### Short problem
Extract word for word the lines of the listing from its start to the line holding "var circlesY = [-6.32, -6.25, -6.13, -6.71];", both ends kept; pictures are not part of the copy.

### Given information
· · · · ·
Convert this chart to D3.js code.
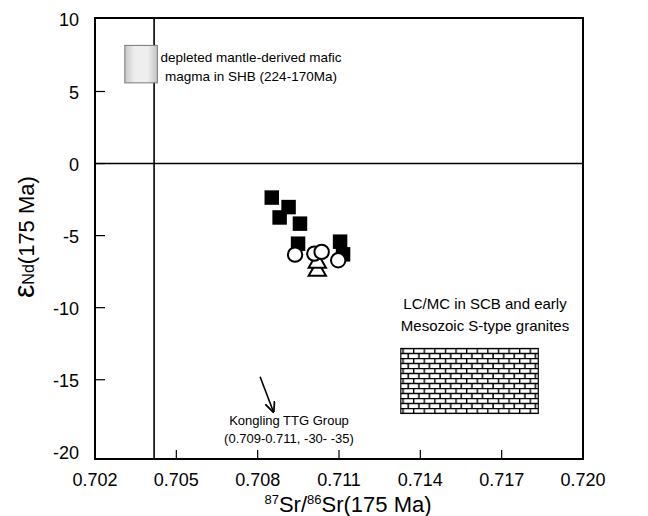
<!DOCTYPE html>
<html lang="en">
<head>
  <meta charset="UTF-8">
  <title>eNd vs 87Sr/86Sr</title>
  <style>
    body { margin: 0; background: #fff; }
    svg { display: block; font-family: "Liberation Sans", Arial, sans-serif; }
    .frame { fill: none; stroke: #000; stroke-width: 2; }
    .ref { stroke: #000; stroke-width: 1.6; }
    .tick { stroke: #000; stroke-width: 1.2; }
    .ticklabel { font-size: 18px; fill: #000; }
    .note { font-size: 13px; fill: #000; }
  </style>
  <script src="https://d3js.org/d3.v7.min.js"></script>
</head>
<body>
<div id="chart"></div>
<script>
  // Data
  var squaresX = [0.70852, 0.70914, 0.70881, 0.70956, 0.70949, 0.71104, 0.71115];
  var squaresY = [-2.36, -3.02, -3.74, -4.17, -5.56, -5.42, -6.3];
  var trianglesX = [0.7102, 0.7102];
  var trianglesY = [-7.43, -6.88];
  var circlesX = [0.70938, 0.71009, 0.71036, 0.71097];
  var circlesY = [-6.32, -6.25, -6.13, -6.71];

  var xTicks = [0.702, 0.705, 0.708, 0.711, 0.714, 0.717, 0.720];
  var yTicks = [10, 5, 0, -5, -10, -15, -20];

  var mantleBox = [0.7031, 0.7043, 5.6, 8.2];       // x0, x1, y0, y1
  var crustBox = [0.71328, 0.71835, -17.34, -12.83];
  var srLine = 0.70418;
  var arrowX = [0.70809, 0.70858];
  var arrowY = [-14.79, -17.22];

  var W = 648, H = 516;
  var margin = { top: 18, right: 65, bottom: 57, left: 95 };
  var width = W - margin.left - margin.right,
      height = H - margin.top - margin.bottom;

  var x = d3.scaleLinear().domain([0.702, 0.720]).range([0, width]);
  var y = d3.scaleLinear().domain([-20.5, 10.1]).range([height, 0]);

  var svg = d3.select("#chart").append("svg")
    .attr("width", W).attr("height", H);

  var defs = svg.append("defs");

  // grey fill for the mantle box, darker at the sides
  var grad = defs.append("linearGradient").attr("id", "grey")
    .attr("x1", "0").attr("x2", "1").attr("y1", "0").attr("y2", "0");
  grad.append("stop").attr("offset", "0").attr("stop-color", "#c8c8c8");
  grad.append("stop").attr("offset", "0.3").attr("stop-color", "#eeeeee");
  grad.append("stop").attr("offset", "0.7").attr("stop-color", "#eeeeee");
  grad.append("stop").attr("offset", "1").attr("stop-color", "#c4c4c4");

  // brick pattern
  var brick = defs.append("pattern").attr("id", "brick")
    .attr("patternUnits", "userSpaceOnUse")
    .attr("width", 10.6).attr("height", 10);
  brick.append("rect").attr("width", 10.6).attr("height", 10).attr("fill", "#fff");
  brick.append("path")
    .attr("d", "M0,0.6H10.6M0,5.6H10.6M0.6,0V5.6M5.9,5.6V10")
    .attr("stroke", "#000").attr("stroke-width", 1.5).attr("fill", "none");

  defs.append("marker").attr("id", "arrow")
    .attr("viewBox", "0 0 10 10").attr("refX", 9).attr("refY", 5)
    .attr("markerWidth", 11).attr("markerHeight", 11)
    .attr("orient", "auto").attr("markerUnits", "userSpaceOnUse")
    .append("path").attr("d", "M0,0.5L10,5L0,9.5").attr("fill", "none")
    .attr("stroke", "#000").attr("stroke-width", 1.6);

  var g = svg.append("g")
    .attr("transform", "translate(" + margin.left + "," + margin.top + ")");

  // reference lines
  g.append("line").attr("class", "ref")
    .attr("x1", 0).attr("x2", width).attr("y1", y(0)).attr("y2", y(0));
  g.append("line").attr("class", "ref")
    .attr("x1", x(srLine)).attr("x2", x(srLine)).attr("y1", 0).attr("y2", height);

  // ticks (inside)
  g.selectAll(".xt").data(xTicks.slice(1, -1)).enter().append("line")
    .attr("class", "tick")
    .attr("x1", function(d) { return x(d); }).attr("x2", function(d) { return x(d); })
    .attr("y1", height).attr("y2", height - 9);
  g.selectAll(".yt").data(yTicks.slice(1, -1)).enter().append("line")
    .attr("class", "tick")
    .attr("x1", 0).attr("x2", 10)
    .attr("y1", function(d) { return y(d); }).attr("y2", function(d) { return y(d); });

  g.selectAll(".xl").data(xTicks).enter().append("text")
    .attr("class", "ticklabel").attr("text-anchor", "middle")
    .attr("x", function(d) { return x(d); }).attr("y", height + 27)
    .text(function(d) { return d3.format(".3f")(d); });
  g.selectAll(".yl").data(yTicks).enter().append("text")
    .attr("class", "ticklabel").attr("text-anchor", "end")
    .attr("x", -16).attr("y", function(d) { return y(d) + 7; })
    .text(function(d) { return d; });

  // source boxes
  g.append("rect")
    .attr("x", x(mantleBox[0])).attr("width", x(mantleBox[1]) - x(mantleBox[0]))
    .attr("y", y(mantleBox[3])).attr("height", y(mantleBox[2]) - y(mantleBox[3]))
    .attr("fill", "url(#grey)").attr("stroke", "#777").attr("stroke-width", 1);
  g.append("rect")
    .attr("x", x(crustBox[0])).attr("width", x(crustBox[1]) - x(crustBox[0]))
    .attr("y", y(crustBox[3])).attr("height", y(crustBox[2]) - y(crustBox[3]))
    .attr("fill", "url(#brick)").attr("stroke", "#000").attr("stroke-width", 1.2);

  // arrow
  g.append("line")
    .attr("x1", x(arrowX[0])).attr("y1", y(arrowY[0]))
    .attr("x2", x(arrowX[1])).attr("y2", y(arrowY[1]))
    .attr("stroke", "#000").attr("stroke-width", 1.6)
    .attr("marker-end", "url(#arrow)");

  // data symbols
  var sq = d3.symbol().type(d3.symbolSquare).size(210);
  var tri = d3.symbol().type(d3.symbolTriangle).size(130);

  g.selectAll(".sq").data(squaresX).enter().append("path")
    .attr("d", sq)
    .attr("transform", function(d, i) { return "translate(" + x(d) + "," + y(squaresY[i]) + ")"; })
    .attr("fill", "#000");
  g.selectAll(".tri").data(trianglesX).enter().append("path")
    .attr("d", tri)
    .attr("transform", function(d, i) { return "translate(" + x(d) + "," + y(trianglesY[i]) + ")"; })
    .attr("fill", "#fff").attr("stroke", "#000").attr("stroke-width", 2);
  g.selectAll(".ci").data(circlesX).enter().append("circle")
    .attr("cx", function(d) { return x(d); })
    .attr("cy", function(d, i) { return y(circlesY[i]); })
    .attr("r", 7.2)
    .attr("fill", "#fff").attr("stroke", "#000").attr("stroke-width", 2);

  // frame
  g.append("rect").attr("class", "frame").attr("width", width).attr("height", height);

  // annotations
  function note(lines, cx, cy, size, dy) {
    var t = g.append("text").attr("class", "note").attr("text-anchor", "middle")
      .style("font-size", size + "px");
    lines.forEach(function(s, i) {
      t.append("tspan").attr("x", cx - margin.left).attr("y", cy - margin.top + i * dy).text(s);
    });
  }
  note(["depleted mantle-derived mafic", "magma in SHB (224-170Ma)"], 251, 62, 13.5, 19);
  note(["LC/MC in SCB and early", "Mesozoic S-type granites"], 485, 309, 15, 22);
  note(["Kongling TTG Group", "(0.709-0.711, -30- -35)"], 289, 425, 13, 18);

  // axis titles
  var xt = svg.append("text").attr("text-anchor", "middle")
    .attr("x", 348).attr("y", 512).style("font-size", "22px");
  xt.append("tspan").style("font-size", "13px").attr("dy", -8).text("87");
  xt.append("tspan").attr("dy", 8).text("Sr/");
  xt.append("tspan").style("font-size", "13px").attr("dy", -8).text("86");
  xt.append("tspan").attr("dy", 8).text("Sr(175 Ma)");

  var yt = svg.append("text").attr("transform", "translate(34,298) rotate(-90)")
    .attr("text-anchor", "start");
  yt.append("tspan").style("font-size", "30px").text("\u03B5");
  yt.append("tspan").style("font-size", "16px").text("Nd");
  yt.append("tspan").style("font-size", "22px").text("(175 Ma)");
</script>
</body>
</html>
· · · · ·
### Full answer
Convert this chart to D3.js code.
<!DOCTYPE html>
<html lang="en">
<head>
  <meta charset="UTF-8">
  <title>eNd vs 87Sr/86Sr</title>
  <style>
    body { margin: 0; background: #fff; }
    svg { display: block; font-family: "Liberation Sans", Arial, sans-serif; }
    .frame { fill: none; stroke: #000; stroke-width: 2; }
    .ref { stroke: #000; stroke-width: 1.6; }
    .tick { stroke: #000; stroke-width: 1.2; }
    .ticklabel { font-size: 18px; fill: #000; }
    .note { font-size: 13px; fill: #000; }
  </style>
  <script src="https://d3js.org/d3.v7.min.js"></script>
</head>
<body>
<div id="chart"></div>
<script>
  // Data
  var squaresX = [0.70852, 0.70914, 0.70881, 0.70956, 0.70949, 0.71104, 0.71115];
  var squaresY = [-2.36, -3.02, -3.74, -4.17, -5.56, -5.42, -6.3];
  var trianglesX = [0.7102, 0.7102];
  var trianglesY = [-7.43, -6.88];
  var circlesX = [0.70938, 0.71009, 0.71036, 0.71097];
  var circlesY = [-6.32, -6.25, -6.13, -6.71];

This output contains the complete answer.